I found the art of hiding gifts quite fun as a parent. One year we'd decided we'd buy a used swing and climbing set off Trademe. Of course, iron rule, it was way on the other side of town. I borrowed a trailer, disassembled and packed it up, stored it in the basement of neighbour's house - away from prying eyes. Then when the boy (probably 5 or 6 at the time) was safely asleep I went and picked it up from the neighbour. He offered to help assemble it but it seemed a big ask for Christmas Eve and perhaps I was too much of a man (cough, debatable) to accept help. The sun set, I was still trying to assemble the damn thing by torch-light come midnight. Still it was well-appreciated the next morning and for many years afterwards.

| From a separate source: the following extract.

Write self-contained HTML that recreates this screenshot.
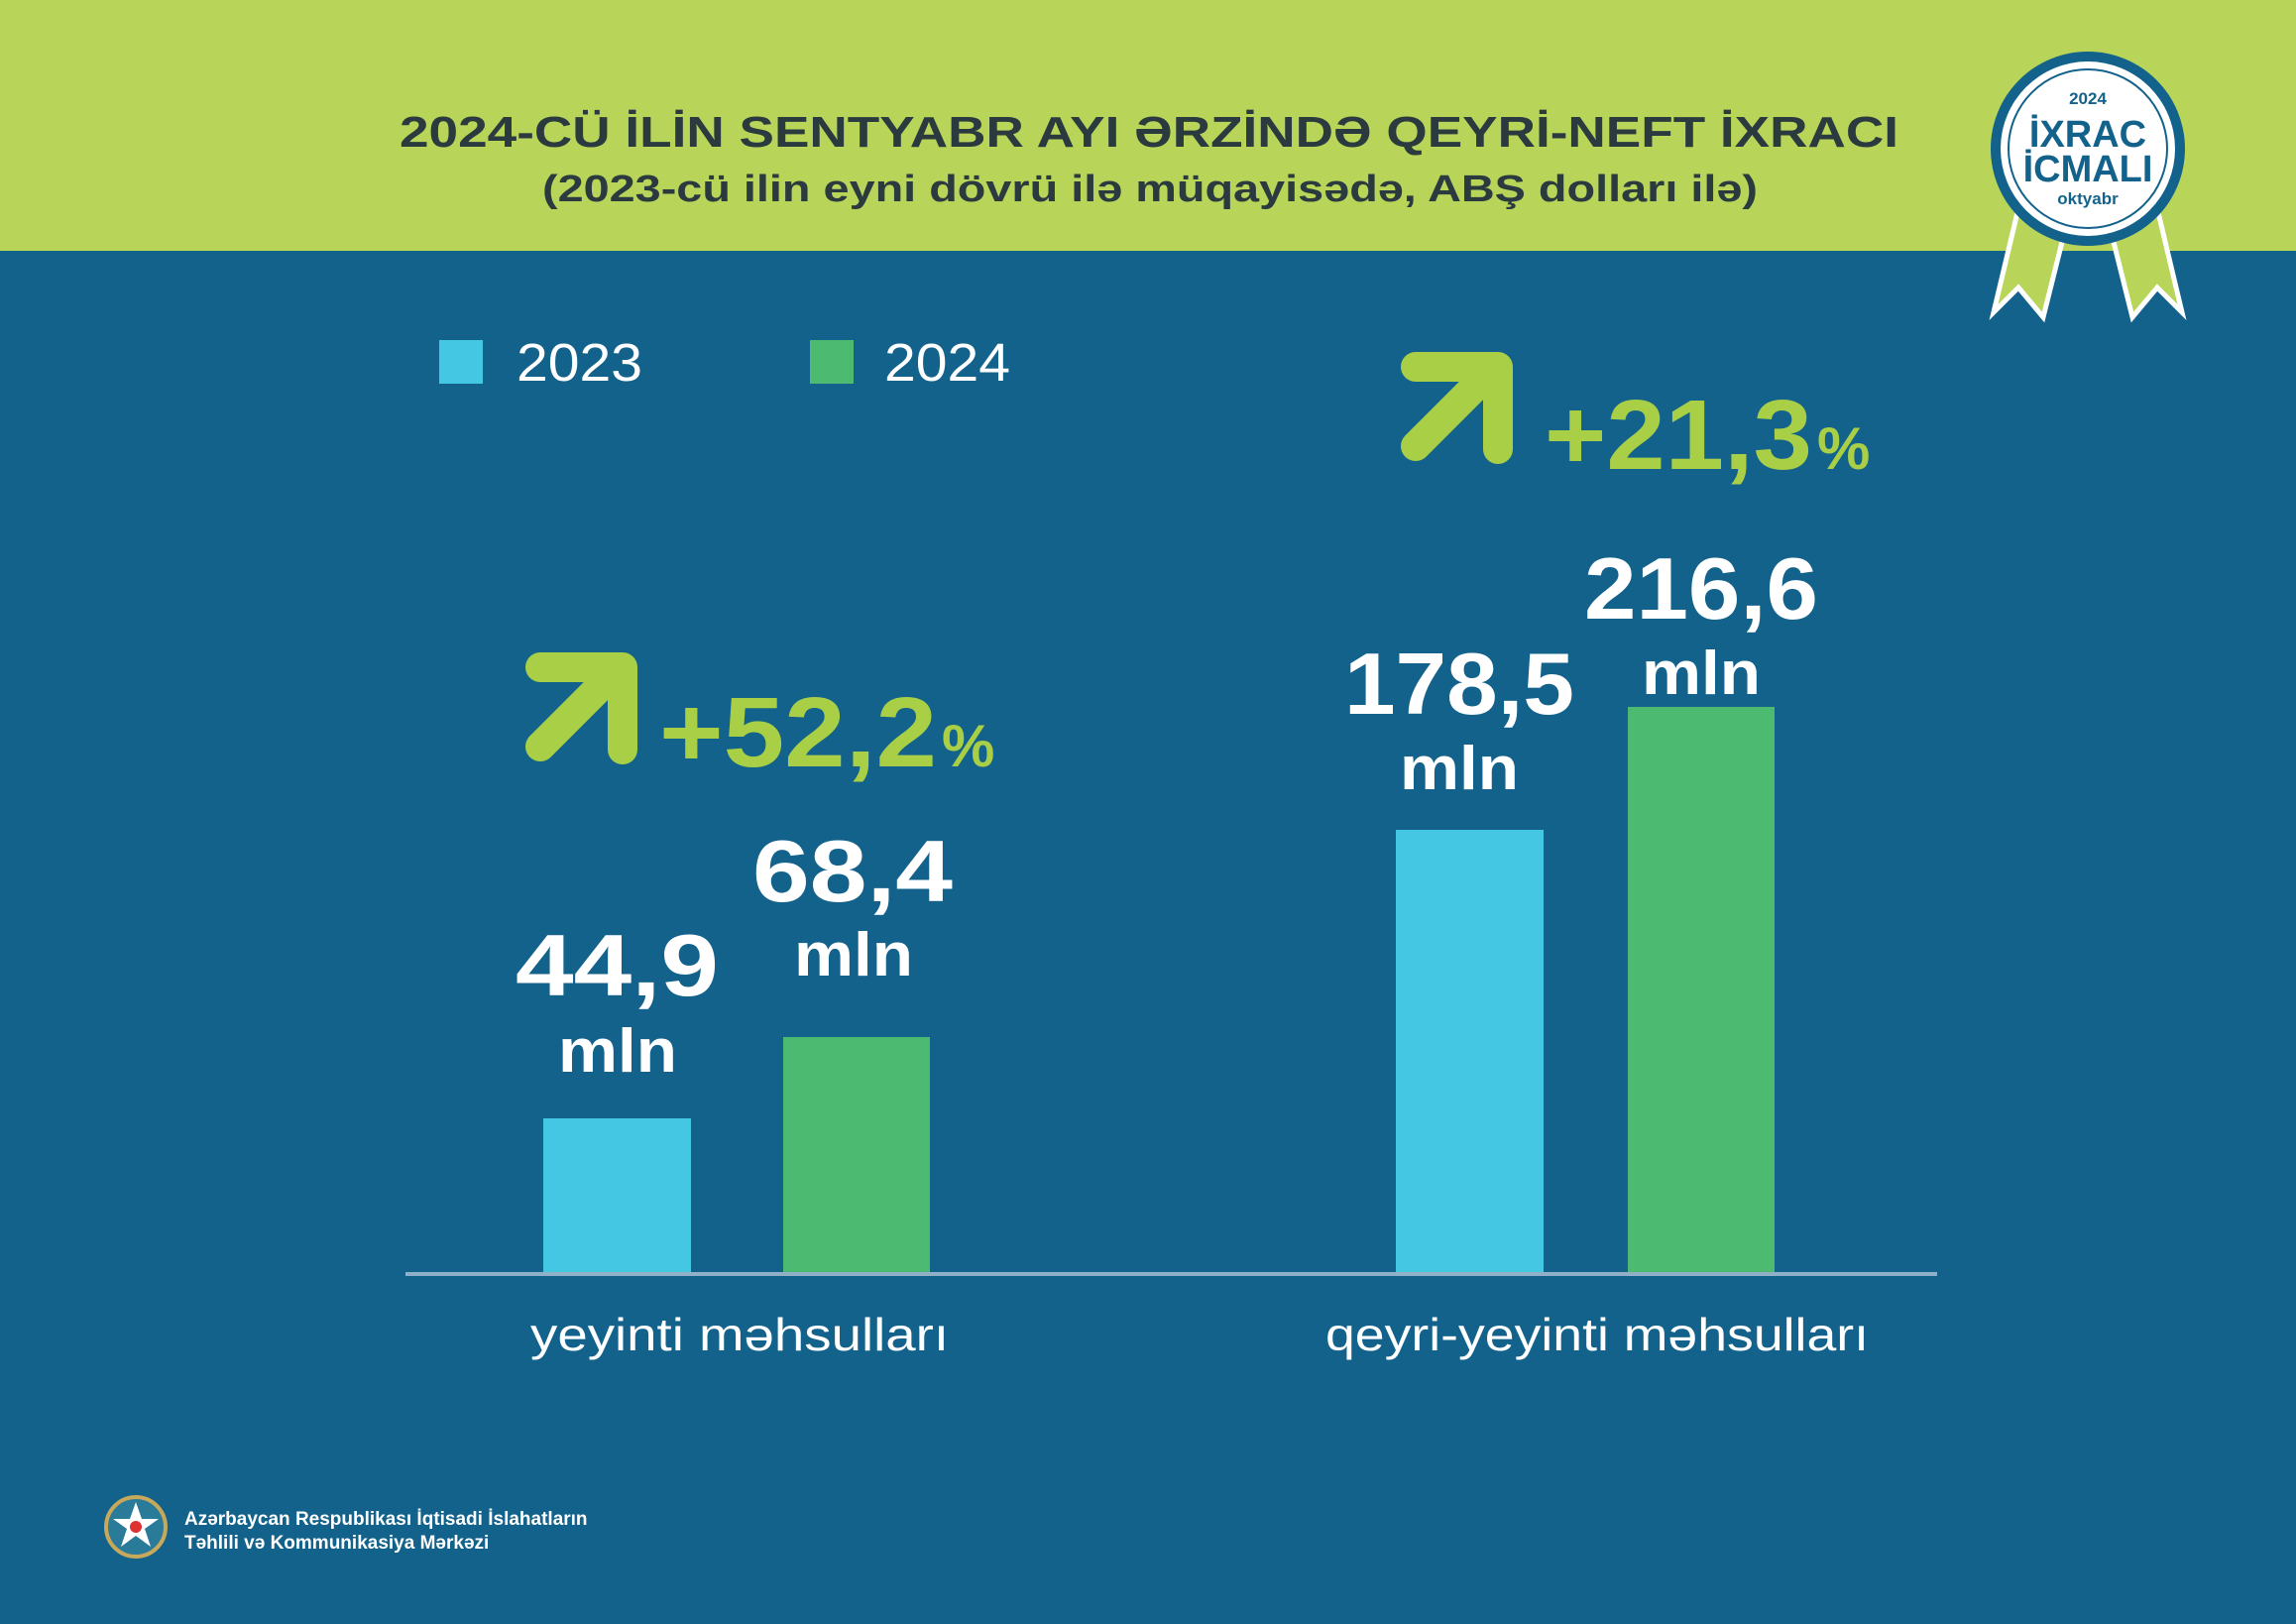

I also remember very clearly my first Northern Hemisphere Christmas, 1992 in Manhattan. We were thrilled to have a 'real' tree in the cold. Unfortunately we didn't have much money (everything was so much more expensive than we'd been able to imagine) so we had to walk for blocks until we could find one acceptable to my wife (a blue spruce of just the right shade) not to mention affordable. Christmas Tree selling was done by people who looked like they'd just come down from the mountains of Vermont, they would camp in a VW van festooned with parking tickets they had no intention of paying and set up their wares on the sidewalk. It was, reputedly, a mafia controlled enterprise and indeed one year a number of the stands did "mysteriously" burn down. I've seldom been as cold as I was that first year with the bitter wind whipping off the Hudson and blowing the snow in my face as I dragged the tree home.
Then come the New Year I faced the problem of what to do with the, now dried out, tree. I went to a local hardware store and bought a folding pruning saw. Painstakingly kneeling on the floor of our apartment I cut it into 10cm lengths which would fit in a garbage bag. When I dragged the bag out to the road I saw many of my neighbours had just dumped their trees in the snow on the sidewalk. Turns out the NY Department of Sanitation does a special green waste collection that time of year. On the plus side I still have that pruning saw.